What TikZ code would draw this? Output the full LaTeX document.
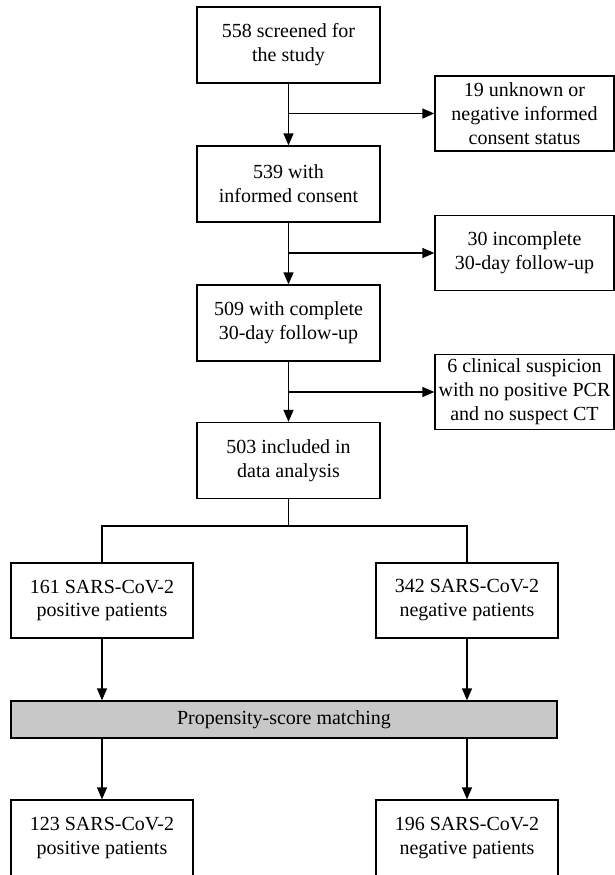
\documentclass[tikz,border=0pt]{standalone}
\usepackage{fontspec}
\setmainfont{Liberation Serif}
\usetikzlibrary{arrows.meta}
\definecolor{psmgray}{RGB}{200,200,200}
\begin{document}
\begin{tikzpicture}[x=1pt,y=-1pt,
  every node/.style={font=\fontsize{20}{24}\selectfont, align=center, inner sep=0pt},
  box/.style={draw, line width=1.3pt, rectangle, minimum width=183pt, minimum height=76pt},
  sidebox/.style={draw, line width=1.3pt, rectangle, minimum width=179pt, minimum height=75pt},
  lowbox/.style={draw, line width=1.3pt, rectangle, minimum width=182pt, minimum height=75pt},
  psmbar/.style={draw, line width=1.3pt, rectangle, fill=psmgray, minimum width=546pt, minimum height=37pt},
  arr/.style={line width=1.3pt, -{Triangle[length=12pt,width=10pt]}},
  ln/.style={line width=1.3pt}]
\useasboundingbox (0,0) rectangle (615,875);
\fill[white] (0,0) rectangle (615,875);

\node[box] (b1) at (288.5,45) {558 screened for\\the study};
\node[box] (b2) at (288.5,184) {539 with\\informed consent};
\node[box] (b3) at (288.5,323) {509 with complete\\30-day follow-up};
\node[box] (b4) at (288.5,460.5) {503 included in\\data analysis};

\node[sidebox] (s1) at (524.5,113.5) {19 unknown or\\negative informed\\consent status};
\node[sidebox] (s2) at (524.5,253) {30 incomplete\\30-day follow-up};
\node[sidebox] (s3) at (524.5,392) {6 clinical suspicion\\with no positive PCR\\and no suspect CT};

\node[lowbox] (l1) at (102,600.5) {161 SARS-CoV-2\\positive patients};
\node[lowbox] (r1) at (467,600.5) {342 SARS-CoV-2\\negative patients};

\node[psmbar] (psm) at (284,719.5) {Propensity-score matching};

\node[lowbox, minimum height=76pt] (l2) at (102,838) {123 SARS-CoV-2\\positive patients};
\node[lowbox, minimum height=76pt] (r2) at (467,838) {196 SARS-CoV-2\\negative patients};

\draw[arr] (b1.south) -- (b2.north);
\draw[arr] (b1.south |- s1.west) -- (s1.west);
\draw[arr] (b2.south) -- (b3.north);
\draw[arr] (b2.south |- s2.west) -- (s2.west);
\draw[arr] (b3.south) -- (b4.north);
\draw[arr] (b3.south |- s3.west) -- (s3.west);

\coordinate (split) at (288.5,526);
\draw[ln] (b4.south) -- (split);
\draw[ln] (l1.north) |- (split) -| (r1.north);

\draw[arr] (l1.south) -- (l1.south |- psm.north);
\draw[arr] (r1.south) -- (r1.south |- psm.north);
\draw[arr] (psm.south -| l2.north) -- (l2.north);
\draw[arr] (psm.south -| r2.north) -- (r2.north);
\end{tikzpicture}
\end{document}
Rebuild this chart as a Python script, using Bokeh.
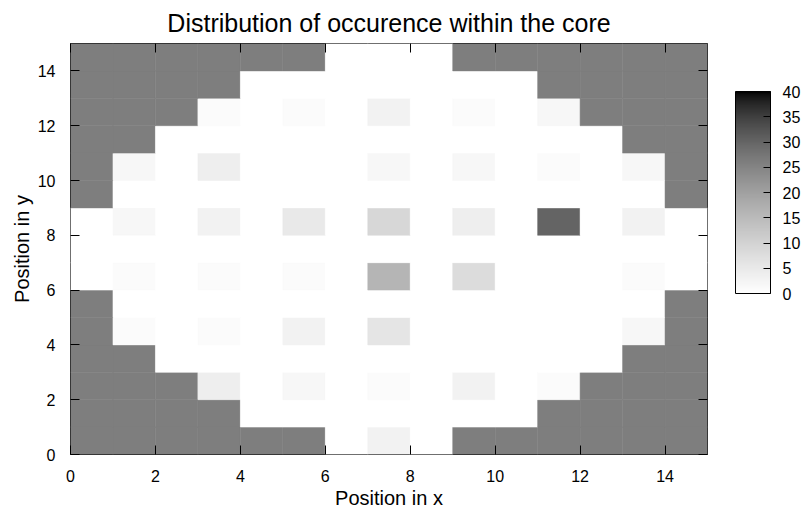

> [Aim of the task]:
Copy out every line of the material above exactly, skipping the pictures.

> [Task answer]:
What TikZ code would draw this? Output the full LaTeX document.
\documentclass[tikz,border=0pt]{standalone}
\usepackage{fontspec}
\setmainfont{Liberation Serif}
\usetikzlibrary{arrows.meta}
\definecolor{psmgray}{RGB}{200,200,200}
\begin{document}
\begin{tikzpicture}[x=1pt,y=-1pt,
  every node/.style={font=\fontsize{20}{24}\selectfont, align=center, inner sep=0pt},
  box/.style={draw, line width=1.3pt, rectangle, minimum width=183pt, minimum height=76pt},
  sidebox/.style={draw, line width=1.3pt, rectangle, minimum width=179pt, minimum height=75pt},
  lowbox/.style={draw, line width=1.3pt, rectangle, minimum width=182pt, minimum height=75pt},
  psmbar/.style={draw, line width=1.3pt, rectangle, fill=psmgray, minimum width=546pt, minimum height=37pt},
  arr/.style={line width=1.3pt, -{Triangle[length=12pt,width=10pt]}},
  ln/.style={line width=1.3pt}]
\useasboundingbox (0,0) rectangle (615,875);
\fill[white] (0,0) rectangle (615,875);

\node[box] (b1) at (288.5,45) {558 screened for\\the study};
\node[box] (b2) at (288.5,184) {539 with\\informed consent};
\node[box] (b3) at (288.5,323) {509 with complete\\30-day follow-up};
\node[box] (b4) at (288.5,460.5) {503 included in\\data analysis};

\node[sidebox] (s1) at (524.5,113.5) {19 unknown or\\negative informed\\consent status};
\node[sidebox] (s2) at (524.5,253) {30 incomplete\\30-day follow-up};
\node[sidebox] (s3) at (524.5,392) {6 clinical suspicion\\with no positive PCR\\and no suspect CT};

\node[lowbox] (l1) at (102,600.5) {161 SARS-CoV-2\\positive patients};
\node[lowbox] (r1) at (467,600.5) {342 SARS-CoV-2\\negative patients};

\node[psmbar] (psm) at (284,719.5) {Propensity-score matching};

\node[lowbox, minimum height=76pt] (l2) at (102,838) {123 SARS-CoV-2\\positive patients};
\node[lowbox, minimum height=76pt] (r2) at (467,838) {196 SARS-CoV-2\\negative patients};

\draw[arr] (b1.south) -- (b2.north);
\draw[arr] (b1.south |- s1.west) -- (s1.west);
\draw[arr] (b2.south) -- (b3.north);
\draw[arr] (b2.south |- s2.west) -- (s2.west);
\draw[arr] (b3.south) -- (b4.north);
\draw[arr] (b3.south |- s3.west) -- (s3.west);

\coordinate (split) at (288.5,526);
\draw[ln] (b4.south) -- (split);
\draw[ln] (l1.north) |- (split) -| (r1.north);

\draw[arr] (l1.south) -- (l1.south |- psm.north);
\draw[arr] (r1.south) -- (r1.south |- psm.north);
\draw[arr] (psm.south -| l2.north) -- (l2.north);
\draw[arr] (psm.south -| r2.north) -- (r2.north);
\end{tikzpicture}
\end{document}
Rebuild this chart as a Python script, using Bokeh.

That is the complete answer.